NBA

NBA Star Power Index: Donovan Mitchell, Giannis Antetokounmpo put themselves in Wilt’s statistical company

Welcome back to NBA Star Power Index: A weekly gauge of the players getting the most buzz around the league. Inclusion on this list isn’t necessarily a good thing — it simply means you’re capturing the NBA world’s attention. This is also not a ranking. The players listed are in no particular order. This column will run every week throughout the regular season. 

Donovan Mitchell required just 34 shots to get his 71 points on Monday. Of the seven players in history who have reached the 70-point mark, that’s the lowest number of field-goal attempts. It helps getting to the free-throw line 25 times. Mitchell was 7 for 15 from 3 and also becomes the only member of the 70-point club to record at least 10 assists (11). 

It was those assists that produced the most impressive stat: Mitchell created 99 points in total counting his own buckets and those he created via assist, the second-most in history to the 104 Wilt Chamberlain created in his famous 100-point game in 1962. Indeed, Chamberlain had just two assists in that game. 

Incredibly, Mitchell had just 16 points at halftime.

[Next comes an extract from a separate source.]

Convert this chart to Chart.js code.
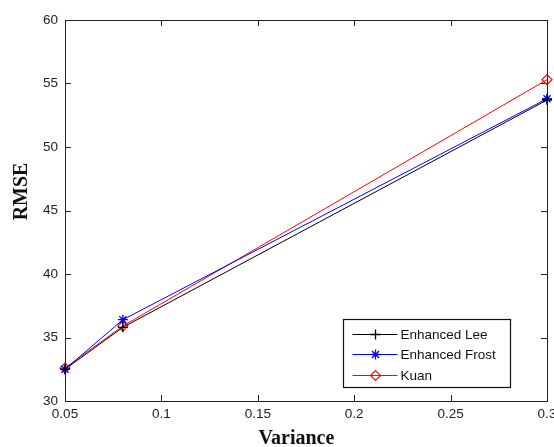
<!DOCTYPE html>
<html>
<head>
<meta charset="utf-8">
<script src="https://cdn.jsdelivr.net/npm/chart.js@4/dist/chart.umd.min.js"></script>
<style>
html,body{margin:0;padding:0;overflow:hidden;background:#fff;width:554px;height:447px;}
#wrap{position:absolute;left:0;top:0;width:570px;height:447px;}
</style>
</head>
<body>
<div id="wrap"><canvas id="c"></canvas></div>
<script>
// ---- data ----
const variance = [0.05, 0.08, 0.3];
const enhancedLee = [32.5, 35.8, 53.7];
const enhancedFrost = [32.5, 36.4, 53.8];
const kuan = [32.6, 35.9, 55.3];
const seriesNames = ['Enhanced Lee', 'Enhanced Frost', 'Kuan'];
const xTitle = 'Variance';
const yTitle = 'RMSE';

const toPts = (vals) => vals.map((v, i) => ({x: variance[i], y: v}));

const tickFont = {family: '"Liberation Sans", Arial, sans-serif', size: 13.5};
const titleFontCss = 'bold 20px "Liberation Serif", "Times New Roman", serif';

const framePlugin = {
  id: 'frame',
  beforeDatasetsDraw(chart) {
    const ctx = chart.ctx, a = chart.chartArea;
    const xs = chart.scales.x, ys = chart.scales.y;
    const L = 6;
    ctx.save();
    ctx.strokeStyle = '#222';
    ctx.lineWidth = 1;
    ctx.beginPath();
    xs.ticks.forEach(t => {
      const px = Math.round(xs.getPixelForValue(t.value)) + 0.5;
      ctx.moveTo(px, a.bottom); ctx.lineTo(px, a.bottom - L);
      ctx.moveTo(px, a.top); ctx.lineTo(px, a.top + L);
    });
    ys.ticks.forEach(t => {
      const py = Math.round(ys.getPixelForValue(t.value)) + 0.5;
      ctx.moveTo(a.left, py); ctx.lineTo(a.left + L, py);
      ctx.moveTo(a.right, py); ctx.lineTo(a.right - L, py);
    });
    ctx.stroke();
    ctx.strokeRect(Math.round(a.left) + 0.5, Math.round(a.top) + 0.5,
                   Math.round(a.right - a.left), Math.round(a.bottom - a.top));
    ctx.restore();
  },
  afterDraw(chart) {
    const ctx = chart.ctx, a = chart.chartArea;
    ctx.save();
    // axis titles
    ctx.fillStyle = '#111';
    ctx.font = titleFontCss;
    ctx.textAlign = 'center';
    ctx.textBaseline = 'alphabetic';
    ctx.fillText(xTitle, a.left + (a.right - a.left) * 0.48, chart.height - 3);
    ctx.save();
    ctx.translate(27, a.top + (a.bottom - a.top) * 0.45);
    ctx.rotate(-Math.PI / 2);
    ctx.fillText(yTitle, 0, 0);
    ctx.restore();

    // legend box
    const w = 167, h = 68;
    const x = Math.round(a.right - 37 - w) + 0.5, y = Math.round(a.bottom - 14 - h) + 0.5;
    ctx.fillStyle = '#fff';
    ctx.fillRect(x, y, w, h);
    ctx.strokeStyle = '#111';
    ctx.lineWidth = 1.2;
    ctx.strokeRect(x, y, w, h);
    ctx.font = '13.5px "Liberation Sans", Arial, sans-serif';
    ctx.textAlign = 'left';
    ctx.textBaseline = 'middle';
    chart.data.datasets.forEach((ds, i) => {
      const cy = Math.round(y + 14 + i * 20.5) + 0.5;
      ctx.strokeStyle = ds.borderColor;
      ctx.lineWidth = 1;
      ctx.beginPath();
      ctx.moveTo(x + 9, cy); ctx.lineTo(x + 54, cy);
      ctx.stroke();
      ctx.fillStyle = ds.pointBackgroundColor;
      ctx.strokeStyle = ds.borderColor;
      ctx.lineWidth = ds.pointBorderWidth;
      Chart.helpers.drawPoint(ctx, {
        pointStyle: ds.pointStyle, radius: ds.pointRadius, rotation: 0,
        borderWidth: ds.pointBorderWidth
      }, x + 32, cy);
      ctx.fillStyle = '#111';
      ctx.fillText(ds.label, x + 57, cy + 1);
    });
    ctx.restore();
  }
};

new Chart(document.getElementById('c'), {
  type: 'line',
  data: {
    datasets: [
      {label: seriesNames[0], data: toPts(enhancedLee), borderColor: '#000000', pointBackgroundColor: '#000000',
       pointStyle: 'cross', pointRadius: 5, pointBorderWidth: 1.3},
      {label: seriesNames[1], data: toPts(enhancedFrost), borderColor: '#0000ff', pointBackgroundColor: '#0000ff',
       pointStyle: 'star', pointRadius: 5, pointBorderWidth: 1.3},
      {label: seriesNames[2], data: toPts(kuan), borderColor: '#ff0000', pointBackgroundColor: 'rgba(255,255,255,0)',
       pointStyle: 'rectRot', pointRadius: 5, pointBorderWidth: 1.2}
    ].map(d => Object.assign({borderWidth: 1, tension: 0, fill: false, clip: false, pointHoverRadius: d.pointRadius}, d))
  },
  options: {
    responsive: true,
    maintainAspectRatio: false,
    animation: false,
    events: [],
    layout: {padding: {left: 0, right: 23, top: 20, bottom: 0}},
    plugins: {legend: {display: false}, tooltip: {enabled: false}},
    scales: {
      x: {
        type: 'linear', min: 0.05, max: 0.3,
        ticks: {stepSize: 0.05, color: '#222', font: tickFont, padding: 5, maxRotation: 0,
                callback: v => String(Number(v.toFixed(2)))},
        grid: {display: true, drawOnChartArea: false, drawTicks: false},
        border: {display: false},
        afterFit(s) { s.height = 46; }
      },
      y: {
        type: 'linear', min: 30, max: 60,
        ticks: {stepSize: 5, color: '#222', font: tickFont, padding: 7},
        grid: {display: true, drawOnChartArea: false, drawTicks: false},
        border: {display: false},
        afterFit(s) { s.width = 65; }
      }
    }
  },
  plugins: [framePlugin]
});
</script>
</body>
</html>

He had 13 in overtime. Do the math, and that’s 42 second-half points. The 71 is a Cavaliers franchise record, besting the 57 (also Mitchell’s previous career high) that LeBron James and Kyrie Irving recorded during their Cleveland tenures. 

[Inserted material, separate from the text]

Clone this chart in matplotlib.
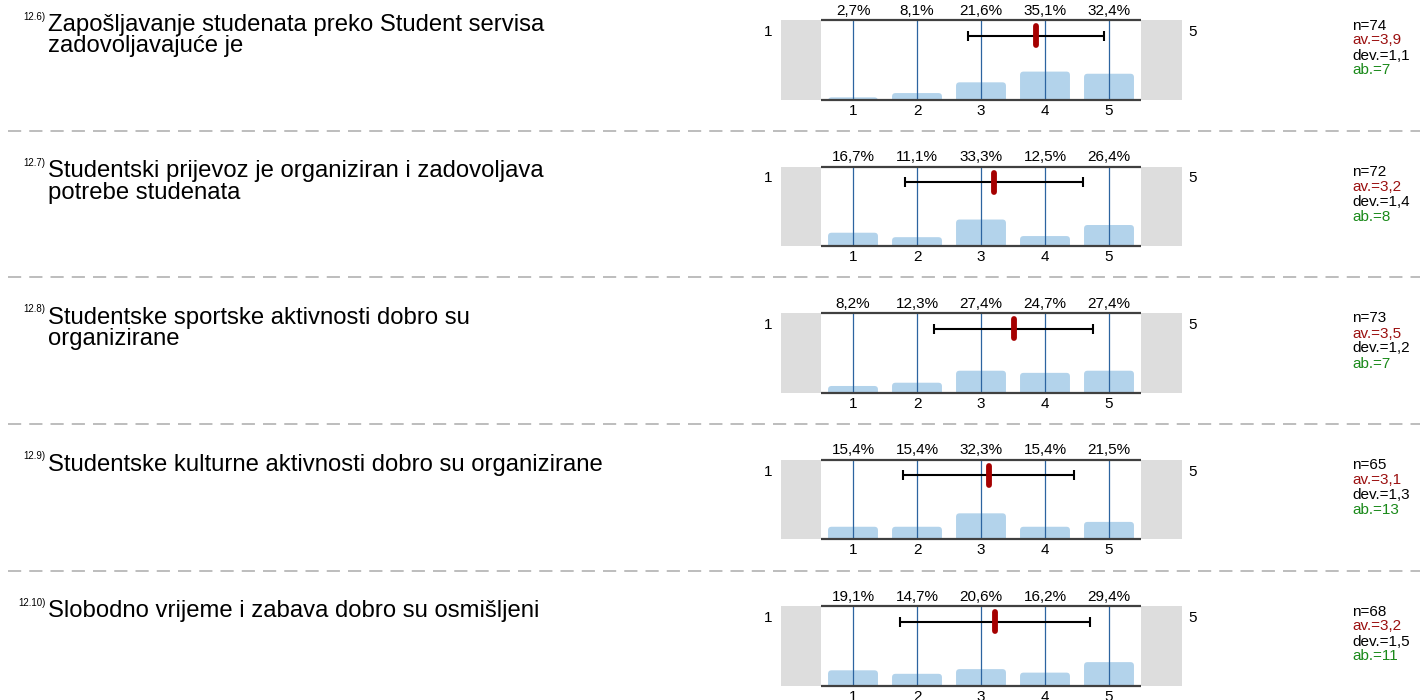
import matplotlib
matplotlib.use("Agg")
import matplotlib.pyplot as plt
from matplotlib.patches import FancyBboxPatch
from matplotlib.lines import Line2D

plt.rcParams['font.family'] = ['Liberation Sans', 'DejaVu Sans']
plt.rcParams['lines.scale_dashes'] = False

# Survey items
item_ids = ["12.6)", "12.7)", "12.8)", "12.9)", "12.10)"]
questions = [
    "Zapošljavanje studenata preko Student servisa\nzadovoljavajuće je",
    "Studentski prijevoz je organiziran i zadovoljava\npotrebe studenata",
    "Studentske sportske aktivnosti dobro su\norganizirane",
    "Studentske kulturne aktivnosti dobro su organizirane",
    "Slobodno vrijeme i zabava dobro su osmišljeni",
]
scale = [1, 2, 3, 4, 5]

# Answer distribution (%) per item
pct_126 = [2.7, 8.1, 21.6, 35.1, 32.4]
pct_127 = [16.7, 11.1, 33.3, 12.5, 26.4]
pct_128 = [8.2, 12.3, 27.4, 24.7, 27.4]
pct_129 = [15.4, 15.4, 32.3, 15.4, 21.5]
pct_1210 = [19.1, 14.7, 20.6, 16.2, 29.4]
distributions = [pct_126, pct_127, pct_128, pct_129, pct_1210]

# Summary statistics
n_resp = [74, 72, 73, 65, 68]
means = [3.86, 3.21, 3.51, 3.12, 3.22]
devs = [1.06, 1.39, 1.24, 1.34, 1.49]
abstentions = [7, 8, 7, 13, 11]

W, H = 1420, 700
fig = plt.figure(figsize=(W / 100, H / 100), dpi=100)
fig.patch.set_facecolor("white")


def fx(px):
    return px / W


def fy(py):
    return 1 - py / H


def val_at(px):
    # horizontal pixel -> scale value (1 at 853 px, 64 px per step)
    return 1 + (px - 853) / 64.0


def fmt(v):
    return f"{v:.1f}".replace(".", ",")


row_pitch = 146.5
box_h = 79.5
grid_col = "#2c64a0"
bar_col = "#b3d3eb"
frame_col = "#404040"
label_fs = 11

for i in range(5):
    top = 20 + row_pitch * i
    bottom = top + box_h

    # question text, one line at a time with tight leading
    fig.text(fx(45.5), fy(top - 0.5), item_ids[i], fontsize=7, va="baseline", ha="right")
    for k, line in enumerate(questions[i].split("\n")):
        fig.text(fx(48), fy(top + 11 + 21 * k), line, fontsize=17.2,
                 va="baseline", ha="left")

    ax = fig.add_axes([fx(781), fy(bottom), (1182 - 781) / W, box_h / H])
    x0, x1 = val_at(781), val_at(1182)
    ax.set_xlim(x0, x1)
    ax.set_ylim(0, 100)
    ax.axis("off")

    ax.axvspan(x0, 0.5, color="#dddddd", lw=0)
    ax.axvspan(5.5, x1, color="#dddddd", lw=0)

    # bars with rounded tops
    bw = 0.78
    aspect = (100 / box_h) * 64
    for x, p in zip(scale, distributions[i]):
        patch = FancyBboxPatch((x - bw / 2, -6), bw, p + 6,
                               boxstyle="round,pad=0,rounding_size=0.055",
                               mutation_aspect=aspect, facecolor=bar_col,
                               edgecolor="none", zorder=1)
        ax.add_patch(patch)

    ax.vlines(scale, 0, 100, color=grid_col, lw=0.9, zorder=2)
    ax.hlines([0, 100], 0.5, 5.5, color=frame_col, lw=1.6, zorder=3, clip_on=False)

    # mean +/- deviation
    ax.errorbar(means[i], 80, xerr=devs[i], color="black", lw=1.5,
                capsize=3.3, capthick=1.5, zorder=4)
    ax.plot([means[i], means[i]], [68, 92], color="#a50000", lw=4.2,
            solid_capstyle="round", zorder=5)

    for x, p in zip(scale, distributions[i]):
        ax.annotate(fmt(p) + "%", (x, 100), xytext=(0, 3.8), textcoords="offset points",
                    ha="center", va="baseline", fontsize=label_fs, annotation_clip=False)
        ax.annotate(str(x), (x, 0), xytext=(0, -3), textcoords="offset points",
                    ha="center", va="top", fontsize=label_fs, annotation_clip=False)

    fig.text(fx(768), fy(top + 16), "1", fontsize=label_fs, ha="center", va="baseline")
    fig.text(fx(1193), fy(top + 16), "5", fontsize=label_fs, ha="center", va="baseline")

    # statistics column
    stats = [(f"n={n_resp[i]}", "black"), (f"av.={fmt(means[i])}", "#9b1010"),
             (f"dev.={fmt(devs[i])}", "black"), (f"ab.={abstentions[i]}", "#1a8a1a")]
    for k, (s, c) in enumerate(stats):
        fig.text(fx(1352), fy(top + 9.5 + 15 * k), s, fontsize=11, color=c,
                 ha="left", va="baseline")

    if i < 4:
        yline = fy(131 + row_pitch * i)
        fig.add_artist(Line2D([fx(8), fx(1420)], [yline, yline], color="#b8b8b8",
                              lw=1.3, dashes=(9.5, 5.8)))

fig.savefig("out.png", dpi=100)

Giannis Antetokounmpo scored a career-high 55 points in a win over the Wizards on Tuesday, marking his third consecutive 40-point game. This was preceded by his becoming the first player since Wilt Chamberlain to record consecutive 40-point, 20-rebound games with 43 and 20 against Minnesota and 45 and 22 against Chicago. 

After a 43-point effort against Charlotte on Monday, LeBron James is now just 485 points away from breaking Kareem Abdul-Jabbar’s career scoring record. James, who is doing his best to keep the Lakers within striking distance of a postseason berth until  Anthony Davis is back, is averaging 29 points per game. If he maintains that pace and doesn’t sit out any games, he would be projected to set the all-time scoring mark at New Orleans on Saturday, Feb. 4. 

FOLLOW: LeBron James scoring tracker

Among all players who have shot at least 50 percent for a season, Luka Doncic is on pace to post the highest scoring average in history. 

In the three games since his historic 60-21-10 triple-double, Doncic has gone 35-13-12, 51-9-6-4, and 39-12-8. The ease with which this guy puts up these numbers is astonishing, and Dallas is once again riding Doncic into contention. Entering play on Wednesday, the Mavericks have won seven straight and occupy the West’s No. 4 seed. 

Klay Thompson’s 54-point outbreak was overshadowed by Mitchell’s night, but it was vintage stuff. Never shy about pulling the trigger, Thompson jacked up 39 shots and buried 10 3-pointers for the second time this season and the seventh time for his career, which would be the most in history if a certain Thompson teammate didn’t exist. 

Thompson, who now has four career 50-points games (including a career-high 60 against the Pacers in 2016), is one of just six players in history to record at least 50 points and 10 3-pointers in the same game. This is the third time he has done it. 

De’Aaron Fox led Sacramento to wild win on Tuesday, netting 22 of his 37 points in the fourth quarter including what proved to be the game-winning bucket with 0.4 seconds remaining. 

Lauri Markkanen, who nearly upstaged Fox’s heroics with a buzzer-beater of his own, had no chance to stay in front of Fox on that game-winning drive. That defensive job is difficult enough with Fox’s speed, but now that he’s hitting his midrange jumpers at a 46-percent clip (43 percent on pull-ups), the task of staying in front of him becomes nearly impossible. 

Joel Embiid registered his seventh 40-point game this season with 42 and 11 in a win over the Pelicans. The Sixers have now won 10 of their last 12. James Harden is back. So is Tyrese Maxey. Georges Niang remains a sniper and Tobias Harris is coming off a month in which he shot 45 percent from 3. This is the most optimistic, albeit cautiously, I have been about the Sixers in quite a while.